In a cooperative effort with the Peace Corps, the Academy for Educational Development guided 87 young women through a Girls Leading Our World (GLOW) leadership development camp in the summer of 2003. The camp was so successful that New Generation, an Armenian NGO, joined AED and the Peace Corps to launch Boys Reading Out (BRO), a similar camps for 25 young Armenian men.
Both the GLOW and BRO camps used interactive games, role-playing and discussions to encourage participants to build leadership skills; set goals; and taking a more active role in their education, health care decisions and communities. More traditional camp activities "art classes, hiking and team sports" gave participants a chance to express themselves.

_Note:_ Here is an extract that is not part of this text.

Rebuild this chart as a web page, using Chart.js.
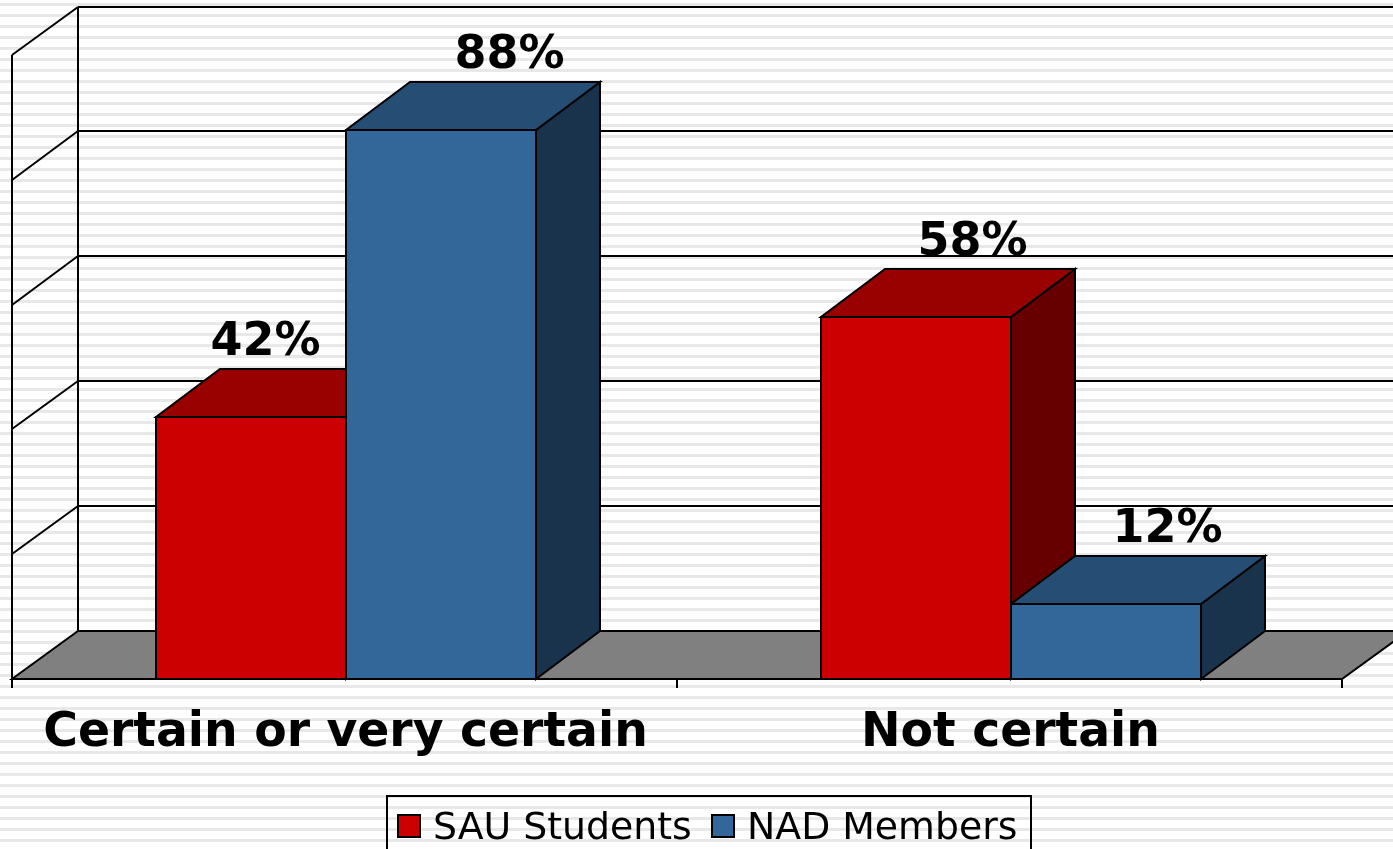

The youth took the lessons to heart and back to their communities.
In Alaveri, former GLOW participants cooperated with young lawyers to help set up a law firm to provide legal consulting services to underserved populations while in Noyemberyan, former GLOW participants have been working with Medicins Sans Frontiers to educate people on women and girl's health issues. In Vanadzor, young women from GLOW organize seminars on effective leadership, communication and conflict management at the School of Young Journalists and Advocates. Thirteen boys from Gyumri who participated in BRO have become regular visitors and activists with New Generation. Through a U.S. AID-funded program known as "Dasusuyts," they act as trainers and mentors for "difficult" and socially neglected boys, teaching them responsibility, social service, respect, work ethics and importance of attending school.
AED and the Peace Corps hope to broaden the GLOW and BRO program to include youth from all regions of Armenia in 2004.